Could You Benefit From Sensory Deprivation Tank Therapy?

If you’re feeling overwhelmed, the solution might be REST — and we’re not talking about a nap.

REST is shorthand for “restricted environmental stimulation therapy.” The meditation technique is connected to the use of water-filled sensory deprivation tanks, where you float in dark silence, removed from external stimuli.

The idea behind float therapy is to enter a state of relaxation that puts your mind and body at ease. Here’s the question, though: Does the concept sink or swim?

Let’s find out with integrative medicine specialist Irina Todorov, MD.

Index

    What is sensory deprivation therapy?

    The world is filled with distractions that can overload your senses. When you enter a sensory deprivation tank and close the hatch, you’re sealed off from those pesky outside influences and distractions.

    The tank is dark and quiet, giving your eyes and ears a welcome rest. The chamber is filled with a shallow pool of water saturated with Epsom salt, offering buoyancy that helps you effortlessly float.

    The temperature of the water and chamber is set to match your skin temperature, too, allowing you to better mesh with your surroundings.

    “The intent is to give you a break and let you reset,” says Dr. Todorov. “You’re removing the clutter and noise and distractions of daily life. Everything is stripped away. It’s just you, untethered.”
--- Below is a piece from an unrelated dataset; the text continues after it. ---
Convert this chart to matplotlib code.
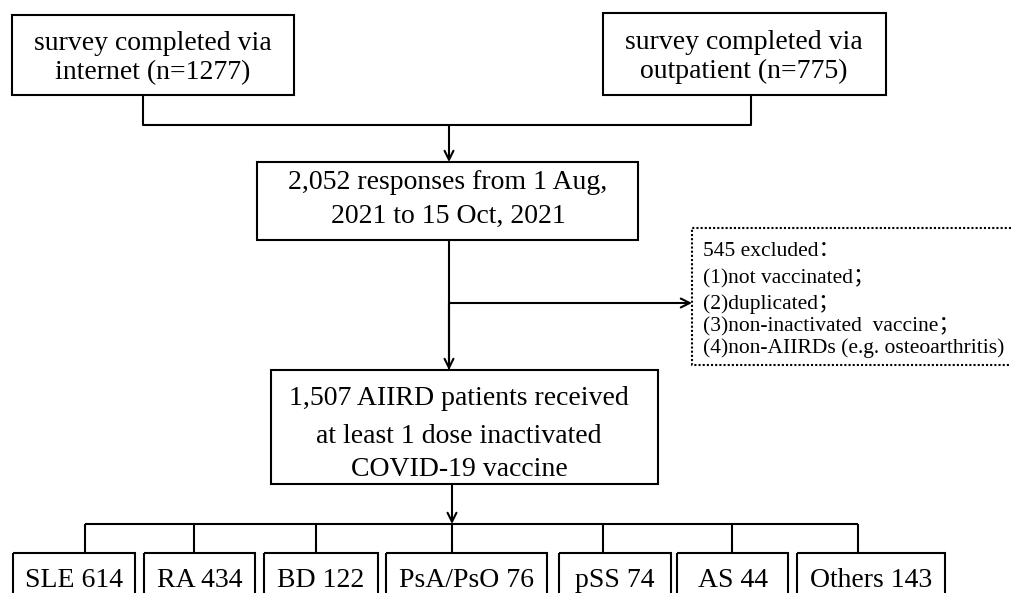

    How does floating help?

    The feeling of weightlessness that comes with floating heightens that sense of detachment from the world. Essentially, it creates an environment where you’re not even bound by the laws of gravity.
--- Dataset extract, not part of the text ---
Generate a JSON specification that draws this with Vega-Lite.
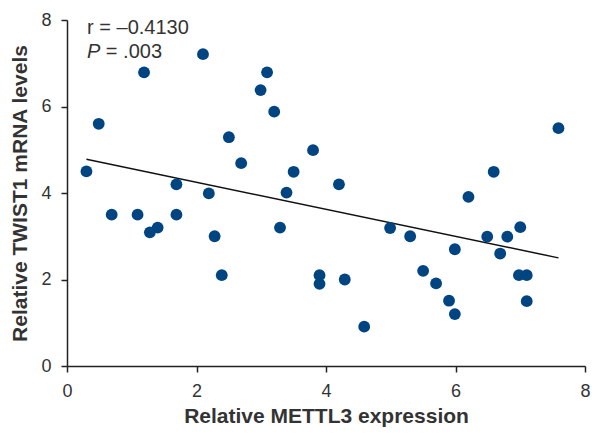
{
  "$schema": "https://vega.github.io/schema/vega-lite/v6.json",
  "width": 518,
  "height": 346,
  "autosize": "none",
  "padding": {"left": 67, "top": 20, "right": 7, "bottom": 68},
  "background": "white",
  "config": {
    "view": {"stroke": null},
    "font": "Liberation Sans",
    "axis": {
      "grid": false,
      "domainColor": "#222222",
      "domainWidth": 1.5,
      "tickColor": "#222222",
      "tickWidth": 1.5,
      "tickSize": 6,
      "labelFont": "Liberation Sans",
      "labelFontSize": 18,
      "labelColor": "#333333",
      "labelFlush": false,
      "format": "d",
      "titleFont": "Liberation Sans",
      "titleFontSize": 21,
      "titleFontWeight": "bold",
      "titleColor": "#333333"
    }
  },
  "datasets": {
    "points": [
      {"x": 0.30, "y": 4.50}, {"x": 0.49, "y": 5.60}, {"x": 0.69, "y": 3.50}, {"x": 1.09, "y": 3.50},
      {"x": 1.19, "y": 6.79}, {"x": 1.28, "y": 3.09}, {"x": 1.40, "y": 3.20}, {"x": 1.69, "y": 4.20},
      {"x": 1.69, "y": 3.50}, {"x": 2.10, "y": 7.21}, {"x": 2.19, "y": 3.99}, {"x": 2.28, "y": 3.00},
      {"x": 2.39, "y": 2.10}, {"x": 2.50, "y": 5.29}, {"x": 2.69, "y": 4.69}, {"x": 2.99, "y": 6.38},
      {"x": 3.09, "y": 6.79}, {"x": 3.20, "y": 5.88}, {"x": 3.29, "y": 3.20}, {"x": 3.39, "y": 4.01},
      {"x": 3.50, "y": 4.49}, {"x": 3.80, "y": 4.99}, {"x": 3.90, "y": 2.10}, {"x": 3.90, "y": 1.90},
      {"x": 4.20, "y": 4.20}, {"x": 4.29, "y": 2.00}, {"x": 4.59, "y": 0.91}, {"x": 4.99, "y": 3.19},
      {"x": 5.30, "y": 3.00}, {"x": 5.50, "y": 2.20}, {"x": 5.70, "y": 1.91}, {"x": 5.90, "y": 1.51},
      {"x": 5.99, "y": 2.70}, {"x": 5.99, "y": 1.20}, {"x": 6.20, "y": 3.91}, {"x": 6.49, "y": 2.99},
      {"x": 6.59, "y": 4.49}, {"x": 6.69, "y": 2.60}, {"x": 6.80, "y": 2.99}, {"x": 7.00, "y": 3.21},
      {"x": 6.98, "y": 2.10}, {"x": 7.10, "y": 2.10}, {"x": 7.10, "y": 1.50}, {"x": 7.59, "y": 5.50}
    ],
    "fit": [{"x": 0.30, "y": 4.78}, {"x": 7.59, "y": 2.50}],
    "labels": [
      {"x": 0.31, "y": 7.81, "label": "r = –0.4130"},
      {"x": 0.60, "y": 7.26, "label": "= .003"}
    ],
    "italic": [
      {"x": 0.31, "y": 7.26, "label": "P"}
    ]
  },
  "layer": [
    {
      "data": {"name": "fit"},
      "mark": {"type": "line", "color": "#111111", "strokeWidth": 1.5},
      "encoding": {
        "x": {"field": "x", "type": "quantitative", "scale": {"domain": [0, 8], "nice": false},
              "axis": {"values": [0, 2, 4, 6, 8], "title": "Relative METTL3 expression", "titlePadding": 5, "labelPadding": 10}},
        "y": {"field": "y", "type": "quantitative", "scale": {"domain": [0, 8], "nice": false},
              "axis": {"values": [0, 2, 4, 6, 8], "title": "Relative TWIST1 mRNA levels", "titlePadding": 10, "labelPadding": 10}}
      }
    },
    {
      "data": {"name": "points"},
      "mark": {"type": "circle", "color": "#004582", "opacity": 1, "size": 140},
      "encoding": {
        "x": {"field": "x", "type": "quantitative"},
        "y": {"field": "y", "type": "quantitative"}
      }
    },
    {
      "data": {"name": "labels"},
      "mark": {"type": "text", "align": "left", "baseline": "middle", "fontSize": 20, "color": "#333333", "font": "Liberation Sans"},
      "encoding": {
        "x": {"field": "x", "type": "quantitative"},
        "y": {"field": "y", "type": "quantitative"},
        "text": {"field": "label"}
      }
    },
    {
      "data": {"name": "italic"},
      "mark": {"type": "text", "align": "left", "baseline": "middle", "fontSize": 20, "fontStyle": "italic", "color": "#333333", "font": "Liberation Sans"},
      "encoding": {
        "x": {"field": "x", "type": "quantitative"},
        "y": {"field": "y", "type": "quantitative"},
        "text": {"field": "label"}
      }
    }
  ]
}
    “By not really touching a hard surface, it helps complete that feeling of disconnect,” explains Dr. Todorov.

    Benefits of float therapy

    So, why would you want to slip into a sensory deprivation tank and float around for 30 minutes to an hour? Well, here are a few reasons.

    A mental boost

    Researchers found that a float therapy session can help decrease:

    • Stress.
    • Depression.
    • Anxiety disorders.

    On the flip side, studies also show that feelings of optimism often increase following float therapy. Those good vibes can work to enhance creativity, focus and even help boost athletic performance.

    Dr. Todorov traces the positive results of sensory deprivation tank therapy to setting aside time to just be mindful and in the moment. “It’s all about giving yourself the time to break away and mentally reset,” she says.

    Better sleep

    A clear mind can help put ZZZs within reach. A 2016 study found that float therapy can have “significant beneficial effects” for sleep difficulties, in addition to reducing symptoms of general anxiety disorder.

    Pain relief

    Feeling better mentally can translate into feeling better physically. Studies show that sessions in a sensory deprivation tank can reduce the perceived intensity of severe chronic pain from aching muscles.

    Researchers attributed the results to the drop in stress and an overall feeling of relaxation that soothed tense muscles.

    “It’s the mind-body connection,” says Dr. Todorov. “Pain increases anxiety and stress, and the situation can spiral. But if you can control that stress, the pain level can come down a little bit and make you more comfortable.”

    Float therapy: Not for everyone

    If you’ve been reading this article and thinking there’s absolutely no way you could spend 30 minutes to an hour inside a dark tank … well, you’re not alone. “It’s definitely not for someone who has feelings of claustrophobia,” says Dr. Todorov.

    Sensory deprivation tanks also aren’t recommended if you have:

    • Open wounds or skin conditions.
    • An infectious disease.
    • A seizure disorder.

    Is float therapy worth trying?

    Meditation comes in many varieties and forms, says Dr. Todorov. If you’re open to using a sensory deprivation tank, there’s little risk in giving float therapy a try as part of a mindfulness program.

    “Different people find different ways to manage stress,” notes Dr. Todorov. “Float therapy is just another option to consider.”